I am really in so much pain and also sick, not getting much support from those around me, and not being able to pull my weight like I usually do. Would like support if anyone feels up to it (I won't bite your head off)

Thanks in advance, and I apologize for any problems I have caused on this board.

headaches

  • Dec. 25th, 2009 at 9:52 AM
I know that someone else brought it up before but I am definitely dealing with it today- auditory sensitivity. There are 5 of us here for Christmas, my parents, my sister, my hubby and me, but with only 5 of us it still seems like too much noise. Daddy decided to start playing his mp3 player on its new dock, while the TV was still on low, while my hubby kept trying to read to me cards that are in his new game, while my mother is thinking aloud. Meanwhile, no one is hearing me as I try to talk. My head killing me!! My ears cannot focus on any one thing at a time, my head is awash with noise... not sound or music or speaking... noise.

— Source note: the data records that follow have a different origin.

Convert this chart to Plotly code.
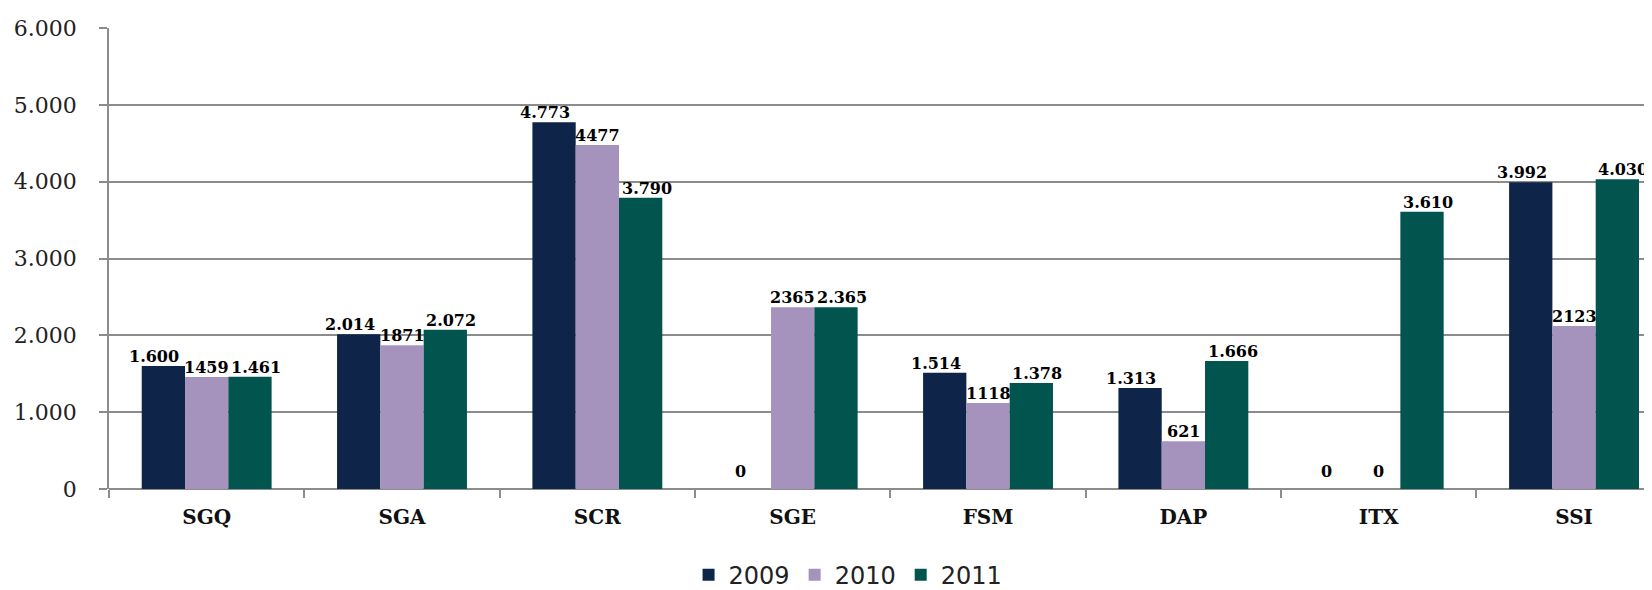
import plotly.graph_objects as go

categories = ["SGQ", "SGA", "SCR", "SGE", "FSM", "DAP", "ITX", "SSI"]
years = ["2009", "2010", "2011"]
v2009 = [1600, 2014, 4773, 0, 1514, 1313, 0, 3992]
v2010 = [1459, 1871, 4477, 2365, 1118, 621, 0, 2123]
v2011 = [1461, 2072, 3790, 2365, 1378, 1666, 3610, 4030]
t2009 = ["1.600", "2.014", "4.773", "0", "1.514", "1.313", "0", "3.992"]
t2010 = ["1459", "1871", "4477", "2365", "1118", "621", "0", "2123"]
t2011 = ["1.461", "2.072", "3.790", "2.365", "1.378", "1.666", "3.610", "4.030"]
colors = ["#0E2549", "#A593BE", "#02544F"]
yticks = [0, 1000, 2000, 3000, 4000, 5000, 6000]
yticklabels = ["0", "1.000", "2.000", "3.000", "4.000", "5.000", "6.000"]

# styling
W, H = 1652, 590
ML, MR, MT, MB = 101, 0, 20, 99
XR = [-0.5, 7.44]
BARGAP = 0.335
LABEL_SPREAD = [-9, 0, 6]

fig = go.Figure()
for name, vals, col in zip(years, [v2009, v2010, v2011], colors):
    fig.add_trace(go.Bar(
        x=categories, y=vals, name=name, marker_color=col,
        marker_line_width=0,
    ))

# value labels placed above each bar (offset to the bar's slot in the group)
unit_px = (W - ML - MR) / (XR[1] - XR[0])
bar_px = unit_px * (1 - BARGAP) / len(years)
for i, (vals, txt) in enumerate(zip([v2009, v2010, v2011], [t2009, t2010, t2011])):
    slot = (i - (len(years) - 1) / 2) * bar_px
    for c, v, t in zip(categories, vals, txt):
        fig.add_annotation(
            x=c, y=v, text=t, showarrow=False, xanchor="center", yanchor="bottom",
            xshift=slot + LABEL_SPREAD[i], yshift=(6 if v == 0 else -2),
            font=dict(family="DejaVu Serif", size=16, color="#000000", weight="bold"),
        )

fig.update_layout(
    width=W, height=H,
    margin=dict(l=ML, r=MR, t=MT, b=MB),
    paper_bgcolor="white", plot_bgcolor="white",
    barmode="group", bargap=BARGAP, bargroupgap=0,
    showlegend=True,
    legend=dict(orientation="h", x=0.4765, xanchor="center", y=-0.187, yanchor="middle",
                font=dict(family="DejaVu Sans", size=24, color="#222222"),
                itemclick=False),
    xaxis=dict(
        range=XR, showline=False,
        tickfont=dict(family="DejaVu Serif", size=20, color="#111111", weight="bold"),
        showgrid=False, zeroline=False, ticklabelstandoff=14,
        ticks="outside", ticklen=8, tickcolor="#8C8C8C", tickwidth=1.5,
        tickson="boundaries",
    ),
    yaxis=dict(
        range=[0, 6000], tickvals=yticks, ticktext=yticklabels,
        tickfont=dict(family="DejaVu Serif", size=22, color="#222222"),
        showgrid=True, gridcolor="#8C8C8C", gridwidth=1.5,
        showline=True, linecolor="#8C8C8C", linewidth=1.5,
        ticks="outside", ticklen=8, tickcolor="#8C8C8C", tickwidth=1.5,
        zeroline=True, zerolinecolor="#8C8C8C", zerolinewidth=1.5,
        ticklabelstandoff=18,
    ),
)

fig.write_html("out.html")
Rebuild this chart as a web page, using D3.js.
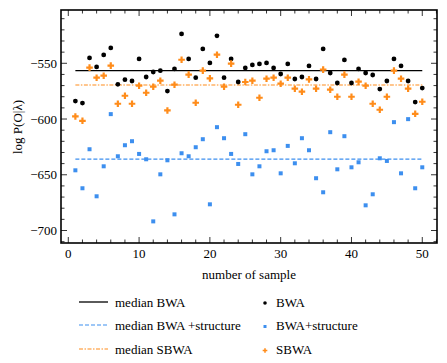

I have always had some audio issues because I am hearing impaired and possibly have C.A.P.S. (central auditory processing syndrome- basically dyslexia of the hearing. My ears hear it but my brain has trouble processing it properly). My auditory issue seem far FAR worse since the fibro. It seems I can handle far less. It is so bad today that I am constantly on the edge of tears.